Kodak middle management did not know what to make of Sasson’s digital camera. They thought it was “too far out for serious considerations.” Compared to film, its images were crude and no one, including Sasson, had any idea when this technology could ever produce images to rival film quality. Management was convinced that no one would want to view images on a television. But more importantly, management could not envision how the digital camera could be made to fit into any portion of Kodak’s operations. Middle management never let Sasson demonstrate the digital camera to the company’s top executives. In fact it was nearly three decades later when company made the story public. In the 1980s and 90s, as CCD technology improved, Kodak management believed that the market for digital camera would be the professional photographer. The company devoted a lot of R&D to digital imaging technologies, all for the purpose of producing high-end products. With these R&D efforts, Kodak amassed the single largest pool of intellectual property tied to imaging technologies. And yet, in all these efforts, very little thought was given to the mass consumer market. For Kodak, its long-standing and highly profitable film-based business still responded to the average consumer’s needs. By the time, Kodak realized the error of this assessment, it was too late.
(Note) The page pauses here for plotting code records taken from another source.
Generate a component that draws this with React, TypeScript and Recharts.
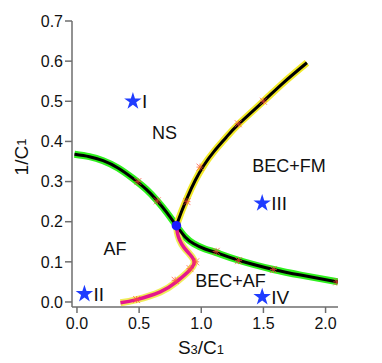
import React from 'react';
import {
  ComposedChart,
  Line,
  Scatter,
  XAxis,
  YAxis,
  Symbols,
} from 'recharts';

// phase boundaries (x = s3/c1, y = 1/c1)
const afBoundary = [
  { x: -0.02, y: 0.368 }, { x: 0.1, y: 0.362 }, { x: 0.21, y: 0.352 },
  { x: 0.33, y: 0.334 }, { x: 0.45, y: 0.308 }, { x: 0.56, y: 0.28 },
  { x: 0.64, y: 0.254 }, { x: 0.72, y: 0.224 }, { x: 0.8, y: 0.19 },
  { x: 0.87, y: 0.162 }, { x: 0.94, y: 0.145 }, { x: 1.03, y: 0.132 },
  { x: 1.12, y: 0.123 }, { x: 1.3, y: 0.104 }, { x: 1.58, y: 0.081 },
  { x: 1.8, y: 0.067 }, { x: 2.1, y: 0.05 },
];

const fmBoundary = [
  { x: 0.8, y: 0.19 }, { x: 0.84, y: 0.224 }, { x: 0.89, y: 0.262 },
  { x: 0.95, y: 0.302 }, { x: 1.02, y: 0.34 }, { x: 1.1, y: 0.374 },
  { x: 1.2, y: 0.41 }, { x: 1.3, y: 0.443 }, { x: 1.5, y: 0.5 },
  { x: 1.66, y: 0.546 }, { x: 1.85, y: 0.596 },
];

const becAfBoundary = [
  { x: 0.8, y: 0.19 }, { x: 0.808, y: 0.172 }, { x: 0.825, y: 0.155 },
  { x: 0.86, y: 0.136 }, { x: 0.905, y: 0.12 }, { x: 0.938, y: 0.106 },
  { x: 0.94, y: 0.094 }, { x: 0.9, y: 0.077 }, { x: 0.8, y: 0.05 },
  { x: 0.67, y: 0.025 }, { x: 0.48, y: 0.006 }, { x: 0.35, y: -0.002 },
];

// computed points (red crosses)
const samples = [
  { x: 0.49, y: 0.3 }, { x: 0.646, y: 0.252 }, { x: 1.12, y: 0.126 },
  { x: 1.3, y: 0.103 }, { x: 1.58, y: 0.081 }, { x: 2.09, y: 0.05 },
  { x: 0.885, y: 0.25 }, { x: 0.99, y: 0.336 }, { x: 1.298, y: 0.444 },
  { x: 1.5, y: 0.5 },
  { x: 0.955, y: 0.1 }, { x: 0.91, y: 0.083 }, { x: 0.79, y: 0.054 },
  { x: 0.48, y: 0.006 },
];

const triplePoint = [{ x: 0.8, y: 0.19 }];

const stars = [
  { x: 0.45, y: 0.5, name: 'I' },
  { x: 0.06, y: 0.02, name: 'II' },
  { x: 1.49, y: 0.246, name: 'III' },
  { x: 1.49, y: 0.0125, name: 'IV' },
];

const phaseLabels = [
  { x: 0.704, y: 0.4225, name: 'NS' },
  { x: 1.706, y: 0.34, name: 'BEC+FM' },
  { x: 0.306, y: 0.134, name: 'AF' },
  { x: 1.235, y: 0.054, name: 'BEC+AF' },
];

const xTicks = [0, 0.5, 1, 1.5, 2];
const yTicks = [0, 0.1, 0.2, 0.3, 0.4, 0.5, 0.6, 0.7];

const font = '"Liberation Sans", Arial, Helvetica, sans-serif';
const axisColor = '#6e6e6e';

const Cross = ({ cx, cy }: any) => {
  const r = 3.5;
  return (
    <g stroke="#ff4a3a" strokeWidth={1} opacity={0.7}>
      <line x1={cx - r} y1={cy - r} x2={cx + r} y2={cy + r} />
      <line x1={cx - r} y1={cy + r} x2={cx + r} y2={cy - r} />
      <line x1={cx - r} y1={cy} x2={cx + r} y2={cy} />
      <line x1={cx} y1={cy - r} x2={cx} y2={cy + r} />
    </g>
  );
};

const StarMark = ({ cx, cy, payload }: any) => (
  <g>
    <Symbols cx={cx} cy={cy} type="star" size={95} fill="#1f3cff" />
    <text x={cx + 9} y={cy + 7} fontSize={19} fontFamily={font} fill="#111">
      {payload.name}
    </text>
  </g>
);

const PhaseText = ({ cx, cy, payload }: any) => (
  <text x={cx} y={cy + 6.5} textAnchor="middle" fontSize={18} fontFamily={font} fill="#111">
    {payload.name}
  </text>
);

const YLabel = ({ viewBox }: any) => {
  const cx = 21;
  const cy = viewBox.y + viewBox.height / 2 - 7;
  return (
    <text
      x={cx}
      y={cy}
      transform={`rotate(-90, ${cx}, ${cy})`}
      textAnchor="middle"
      dominantBaseline="central"
      fontSize={19}
      fontFamily={font}
      fill="#111"
    >
      1/C<tspan fontSize={13}>1</tspan>
    </text>
  );
};

const XLabel = ({ viewBox }: any) => {
  const cx = viewBox.x + viewBox.width / 2 - 4;
  return (
    <text x={cx} y={354} textAnchor="middle" fontSize={19} fontFamily={font} fill="#111">
      S<tspan fontSize={13}>3</tspan>/C<tspan fontSize={13}>1</tspan>
    </text>
  );
};

export default function App() {
  return (
    <div style={{ position: 'absolute', left: 0, top: 0, width: 382, height: 363, background: '#fff' }}>
      <ComposedChart width={382} height={363} margin={{ top: 21, right: 44, bottom: 0, left: 0 }}>
        <XAxis
          type="number"
          dataKey="x"
          domain={[-0.04, 2.1]}
          ticks={xTicks}
          tickFormatter={(v: number) => v.toFixed(1)}
          allowDataOverflow
          height={56}
          stroke={axisColor}
          strokeWidth={1.5}
          tickSize={6}
          tickMargin={5}
          tick={{ fill: '#111', fontSize: 16, fontFamily: font }}
          label={<XLabel />}
        />
        <YAxis
          type="number"
          dataKey="y"
          domain={[-0.0125, 0.7]}
          ticks={yTicks}
          tickFormatter={(v: number) => v.toFixed(1)}
          allowDataOverflow
          width={72}
          stroke={axisColor}
          strokeWidth={1.5}
          tickSize={7}
          tickMargin={2}
          tick={{ fill: '#111', fontSize: 16, fontFamily: font }}
          label={<YLabel />}
        />

        {/* halos */}
        <Line data={afBoundary} dataKey="y" type="natural" stroke="#2ef01e" strokeWidth={7} dot={false} activeDot={false} isAnimationActive={false} />
        <Line data={fmBoundary} dataKey="y" type="natural" stroke="#f2ea2a" strokeWidth={7} dot={false} activeDot={false} isAnimationActive={false} />
        <Line data={becAfBoundary} dataKey="y" type="natural" stroke="#f0ec5a" strokeWidth={7} dot={false} activeDot={false} isAnimationActive={false} />

        <Scatter data={samples} dataKey="y" shape={<Cross />} isAnimationActive={false} />

        {/* cores */}
        <Line data={afBoundary} dataKey="y" type="natural" stroke="#000" strokeWidth={3} dot={false} activeDot={false} isAnimationActive={false} />
        <Line data={fmBoundary} dataKey="y" type="natural" stroke="#000" strokeWidth={3} dot={false} activeDot={false} isAnimationActive={false} />
        <Line data={becAfBoundary} dataKey="y" type="natural" stroke="#e5168e" strokeWidth={3.5} dot={false} activeDot={false} isAnimationActive={false} />

        <Scatter
          data={triplePoint}
          dataKey="y"
          shape={(p: any) => <circle cx={p.cx} cy={p.cy} r={4.8} fill="#1a1aff" />}
          isAnimationActive={false}
        />
        <Scatter data={stars} dataKey="y" shape={<StarMark />} isAnimationActive={false} />
        <Scatter data={phaseLabels} dataKey="y" shape={<PhaseText />} isAnimationActive={false} />
      </ComposedChart>
    </div>
  );
}
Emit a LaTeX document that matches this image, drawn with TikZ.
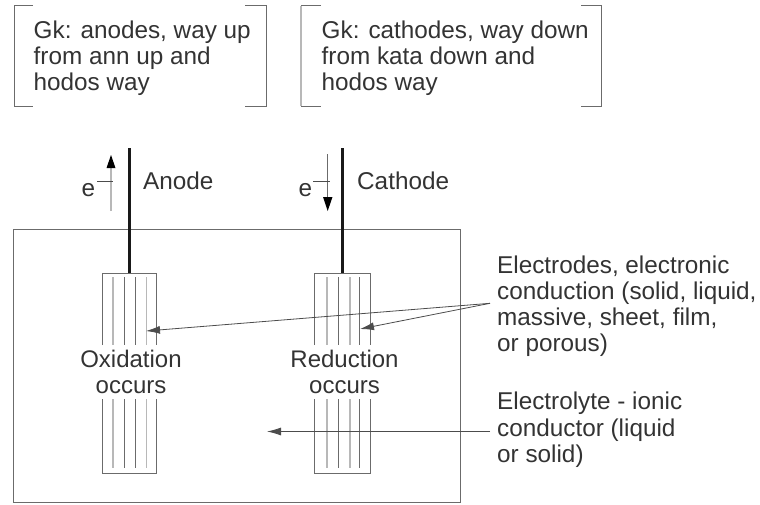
\documentclass[tikz,border=0pt]{standalone}
\usepackage{fontspec}
\setmainfont{Liberation Sans}
\usetikzlibrary{arrows.meta}
\definecolor{inkc}{gray}{0.2}
\definecolor{framec}{gray}{0.42}
\definecolor{palec}{gray}{0.72}
\tikzset{
  x=1pt,y=-1pt,
  lbl/.style={font=\fontsize{24.3}{26.2}\selectfont,text=inkc,inner sep=0pt,align=left,anchor=north west},
  clbl/.style={font=\fontsize{24}{26.2}\selectfont,text=inkc,inner sep=0pt,align=center,anchor=center},
  frame/.style={draw=framec,line width=1pt},
  bracketpale/.style={draw=palec,line width=1.6pt},
  dark/.style={draw=framec,line width=1pt},
  pale/.style={draw=palec,line width=1.6pt},
  wire/.style={draw=black!90,line width=3pt},
  lead/.style={draw=black!70,line width=0.8pt,-{Latex[length=14pt,width=8pt]}},
  tick/.style={draw=black!70,line width=0.8pt}
}
\begin{document}
\begin{tikzpicture}
\useasboundingbox (0,0) rectangle (760,504);
% brackets
\draw[frame] (33,5.5) -- (14,5.5) -- (14,106) -- (33,106);
\draw[frame] (245,5.5) -- (266,5.5) -- (266,106) -- (245,106);
\draw[frame] (321,5.5) -- (301,5.5);
\draw[bracketpale] (301,5.5) -- (301,106);
\draw[frame] (301,106) -- (321,106);
\draw[frame] (581,5.5) -- (601,5.5) -- (601,106) -- (581,106);
\node[lbl] (t1) at (33.5,20.5) {Gk: anodes, way up\\from ann up and\\hodos way};
\node[lbl] (t2) at (321.5,20.5) {Gk: cathodes, way down\\from kata down and\\hodos way};
% cell
\draw[frame] (13.5,229.5) rectangle (460,502.5);
% anode electrode
\draw[frame] (102,345) -- (102,273) -- (156,273) -- (156,345);
\draw[frame] (102,399) -- (102,473) -- (156,473) -- (156,399);
\foreach \x in {113,146.5}{\draw[pale] (\x,277) -- (\x,345); \draw[pale] (\x,399) -- (\x,468);}
\foreach \x in {124.7,135}{\draw[dark] (\x,277) -- (\x,345); \draw[dark] (\x,399) -- (\x,468);}
% cathode electrode
\draw[frame] (314,345) -- (314,273) -- (370,273) -- (370,345);
\draw[frame] (314,399) -- (314,473) -- (370,473) -- (370,399);
\foreach \x in {326.7,349.7}{\draw[pale] (\x,277) -- (\x,345); \draw[pale] (\x,399) -- (\x,468);}
\foreach \x in {338,359}{\draw[dark] (\x,277) -- (\x,345); \draw[dark] (\x,399) -- (\x,468);}
% wires
\coordinate (aw0) at (129,148); \coordinate (aw1) at (129,273);
\coordinate (cw0) at (342,148); \coordinate (cw1) at (342,273);
\draw[wire] (aw0) -- (aw1);
\draw[wire] (cw0) -- (cw1);
% electron arrows
\draw[draw=palec,line width=1.6pt] (111,211) -- (111,168);
\fill[black] (111,155) -- (115.5,168) -- (106.5,168) -- cycle;
\draw[tick] (97,181) -- (113,181);
\draw[draw=framec,line width=1pt] (327.7,154) -- (327.7,198);
\fill[black] (327.7,211) -- (323,197) -- (332.5,197) -- cycle;
\draw[tick] (313,181) -- (330,181);
\node[lbl,anchor=base] (e1) at (88.5,196) {e};
\node[lbl,anchor=base] (e2) at (305.5,196) {e};
\node[lbl,anchor=base west] (an) at (143,189) {Anode};
\node[lbl,anchor=base west] (ca) at (357,189) {Cathode};
% electrode captions
\node[clbl] (ox) at (131,372) {Oxidation\\occurs};
\node[clbl] (re) at (344.5,372) {Reduction\\occurs};
% right labels
\node[lbl] (el) at (497,255.5) {Electrodes, electronic\\conduction (solid, liquid,\\massive, sheet, film,\\or porous)};
\node[lbl] (ly) at (497,392) {Electrolyte - ionic\\conductor (liquid\\or solid)};
\coordinate (ha) at (146,331);
\coordinate (hc) at (360,329);
\coordinate (hl) at (267,431.5);
\coordinate (src) at (490,303.3);
\coordinate (srl) at (490,431.5);
\draw[lead] (src) -- (ha);
\draw[lead] (src) -- (hc);
\draw[lead] (srl) -- (hl);
\end{tikzpicture}
\end{document}
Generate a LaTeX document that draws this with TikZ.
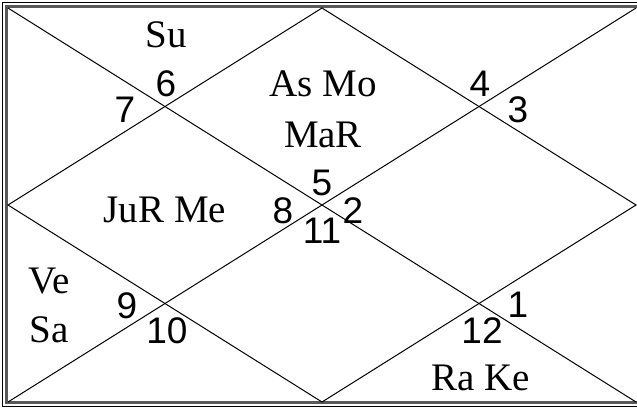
\documentclass[tikz,border=0pt]{standalone}
\usepackage{fontspec}
\setmainfont{Liberation Serif}
\newfontfamily\bhavafont{Liberation Sans}
\usetikzlibrary{positioning,calc}
\tikzset{
  graha/.style={
    font=\fontsize{39}{46}\selectfont,
    anchor=base,
    inner sep=0pt},
  bhava/.style={
    font=\bhavafont\fontsize{37}{44}\selectfont,
    anchor=base,
    inner sep=0pt},
  rekha/.style = {draw=black,line width=1pt},
}
\begin{document}
\begin{tikzpicture}[x=1pt,y=-1pt]
  \useasboundingbox (0,0) rectangle (637,410);
  % frame
  \draw[black,line width=1pt] (2,2) rectangle (660,406);
  \draw[black!65,line width=3pt] (6.5,6.5) rectangle (660,402.5);
  % chart corners and midpoints
  \coordinate (nw) at (8,8);
  \coordinate (ne) at (636,8);
  \coordinate (sw) at (8,402);
  \coordinate (se) at (636,402);
  \coordinate (n) at (322,8);
  \coordinate (s) at (322,402);
  \coordinate (w) at (8,205);
  \coordinate (e) at (636,205);
  \draw[rekha] (nw) -- (se);
  \draw[rekha] (ne) -- (sw);
  \draw[rekha] (n) -- (e) -- (s) -- (w) -- cycle;
  % house numbers
  \node[bhava](h6) at (166,96) {6};
  \node[bhava](h7) at (125,122) {7};
  \node[bhava](h4) at (480,96) {4};
  \node[bhava](h3) at (518,122) {3};
  \node[bhava](h5) at (322,195) {5};
  \node[bhava](h8) at (283,223) {8};
  \node[bhava](h2) at (353,223) {2};
  \node[bhava](h11) at (322,243) {11};
  \node[bhava](h9) at (127,318) {9};
  \node[bhava](h10) at (167,343) {10};
  \node[bhava](h1) at (518,317) {1};
  \node[bhava](h12) at (482,343) {12};
  % planets
  \node[graha](su) at (166,47) {Su};
  \node[graha](as_mo) at (323,96) {As Mo};
  \node[graha](mar) at (323,147) {MaR};
  \node[graha](jur_me) at (165,222) {JuR Me};
  \node[graha](ve) at (49,293) {Ve};
  \node[graha](sa) at (49,342) {Sa};
  \node[graha](ra_ke) at (481,390) {Ra Ke};
\end{tikzpicture}
\end{document}
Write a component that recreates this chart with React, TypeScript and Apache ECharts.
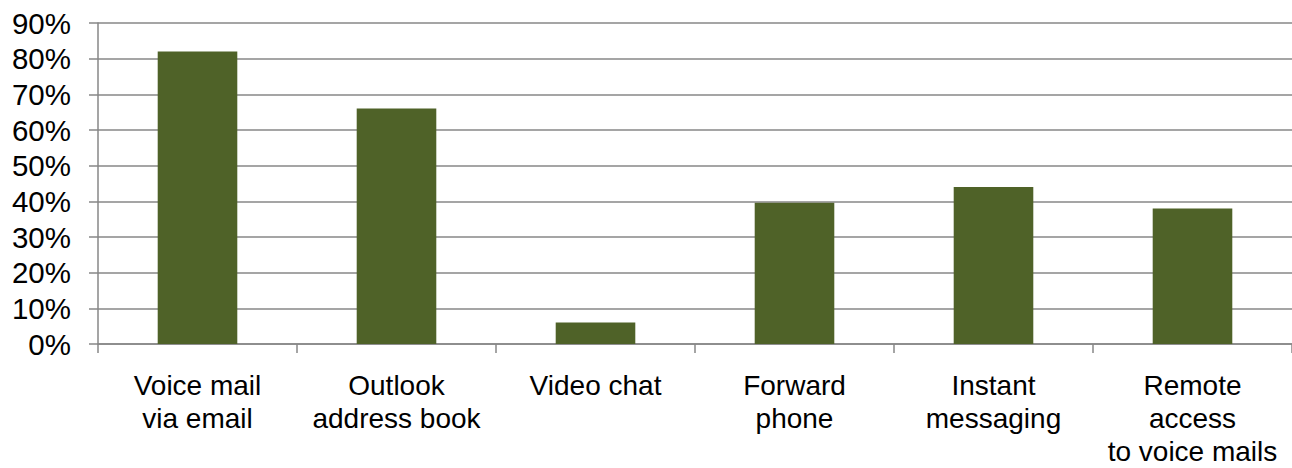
import React, { useEffect, useRef } from "react";
import * as echarts from "echarts";

const categories = [
  "Voice mail\nvia email",
  "Outlook\naddress book",
  "Video chat",
  "Forward\nphone",
  "Instant\nmessaging",
  "Remote\naccess\nto voice mails",
];
const values = [82, 66, 6, 39.6, 44, 38];
const yTicks = [0, 10, 20, 30, 40, 50, 60, 70, 80, 90];

export default function App() {
  const ref = useRef<HTMLDivElement>(null);
  useEffect(() => {
    document.body.style.margin = "0";
    const chart = echarts.init(ref.current!, null, { renderer: "svg" });
    const gridColor = "#878787";
    chart.setOption({
      animation: false,
      grid: { left: 98, right: 0, top: 23, bottom: 122, containLabel: false },
      xAxis: {
        type: "category",
        data: categories,
        axisLine: { show: true, lineStyle: { color: gridColor, width: 1.5 } },
        axisTick: { show: true, length: 9, alignWithLabel: false, lineStyle: { color: gridColor, width: 1.5 } },
        axisLabel: {
          interval: 0,
          margin: 25,
          fontFamily: "Liberation Sans, Arial, sans-serif",
          fontSize: 28,
          lineHeight: 33,
          color: "#000",
        },
      },
      yAxis: {
        type: "value",
        min: yTicks[0],
        max: yTicks[yTicks.length - 1],
        interval: 10,
        axisLine: { show: true, lineStyle: { color: gridColor, width: 1.5 } },
        axisTick: { show: true, length: 9, lineStyle: { color: gridColor, width: 1.5 } },
        splitLine: { show: true, lineStyle: { color: gridColor, width: 1.5 } },
        axisLabel: {
          margin: 27,
          formatter: (v: number) => v + "%",
          fontFamily: "Liberation Sans, Arial, sans-serif",
          fontSize: 29.5,
          color: "#000",
        },
      },
      series: [
        {
          type: "bar",
          data: values,
          barCategoryGap: "60%",
          itemStyle: { color: "#4F6228" },
        },
      ],
    });
    return () => chart.dispose();
  }, []);
  return <div ref={ref} style={{ width: 1292, height: 468 }} />;
}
In 2013, just 125 years after George Eastman put the revolutionary Kodak camera on the market that launched the Kodak business empire, the company was forced to auction off 1,100 of its patents as part of bankruptcy proceedings. These patents dealt with image capture, manipulation and sharing technologies. A consortium, which included companies like Google, Microsoft, and Apple, was interested in buying up these patents. The auction produced far less than the $2 billion that Kodak had hoped for. Part of the problem was that the many of these patents were of dubious value to the consortium, because Kodak was already licensing them to competitors like Samsung and HTC.

George Eastman’s genius lay in seeing the enormous business potential in democratizing photography; making picture taking very simple and affordable. “You press the button, we do the rest” was the foundation of the company’s business model. In the 21st century, with the Internet, social media, cheap and small digital cameras, and the introduction of CCDs into cell phones, the process of democratization expanded dramatically. “We do the rest” no longer had any relevance. All around the world, even in the poorest areas, people were snapping countless pictures and displaying them instantly. But of more profound significance, people wanted to share them in real-time across the globe. It’s no longer about memorializing “Kodak moments.” It’s now about sharing the “Kodak moments” with the world.

Further Reading

Carl W. Ackerman, George Eastman (Boston: Houghton Mifflin Co., 1930). This biography was authorized by George Eastman.

Elizabeth Brayer, George Eastman: A Biography, (Rochester, NY: Rochester University Press, 2006). This a reprint of the book first published in 1996 by John Hopkins University Press.

Douglas Collins, The Story of Kodak, (New York: Harry N. Abrams, Inc Publishers, 1990)

Henry C. Lucas Jr. and Jie Mein Goh, “Disruptive technology: How Kodak missed the digital photography revolution”, Journal of Strategic Information Systems, 18 (2009), 46-55.